Se dice que fue una obra encargada por el rey Enrique III el Doliente, quien tenía por costumbre acudir a rezar devotamente todos los días a la catedral gótica. Un día sus oraciones se vieron distraídas por la presencia de una hermosa muchacha que entró silenciosamente en el templo y rezó ante la tumba de Fernán González. El rey la siguió al salir hasta verla entrar en una vieja casona y, a lo largo de varios días, la misma escena se repitió sin variaciones. El monarca se sentía demasiado tímido para intentar siquiera entablar una conversación con la misteriosa joven. Hasta que un día, la desconocida joven dejó caer un pañuelo al paso del rey.
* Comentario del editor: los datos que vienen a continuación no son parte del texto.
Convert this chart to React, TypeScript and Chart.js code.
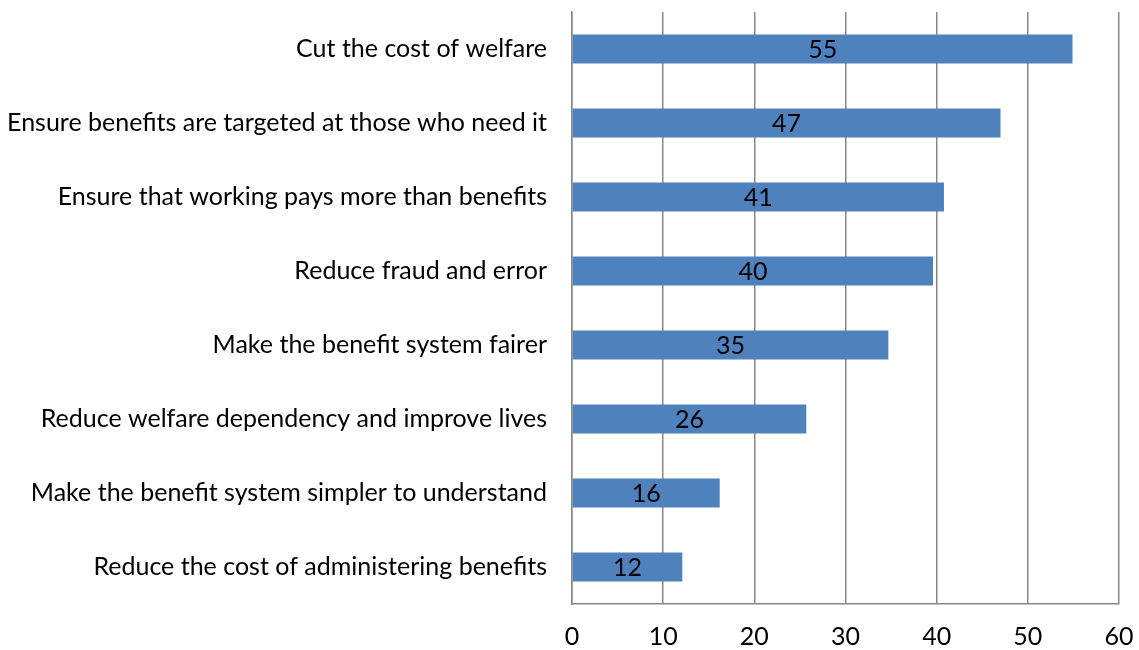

Éste lo recogió devotamente y, acercándose a ella, se lo devolvió en silencio, sin que mediara palabra en ese encuentro; apenas el esbozo de una dulce sonrisa. Solo, después de desaparecer más allá de la puerta, el rey escuchó un doloroso lamento que se le clavó en la memoria sin poderlo ya desterrar. Lo cierto fue que, a partir de entonces, la muchacha nunca volvió a aparecer por la catedral, a pesar de que el monarca pasó días esperándola y buscándola por los rincones del templo. Cuando trató de saber algo de ella, le confirmaron que en la casa donde le había visto entrar todos los días hacía muchos años no vivía nadie, porque todos sus habitantes fallecieron víctimas de la Peste Negra. Deseando retener aquella idílica visión de la joven en su memoria, encargó a un artífice que fabricara un reloj para la catedral. Éste debía reproducir los rasgos de la muchacha en una figura que, además, al dar las horas, lanzase un gemido como el que él había escuchado y no podía borrar de su recuerdo. Desgraciadamente, el artífice no logró siquiera aproximarse a la belleza que le había descrito el monarca. A la hora de reproducir su lamento solo logró que el muñeco lanzase un graznido, que años después se optó porque desapareciera.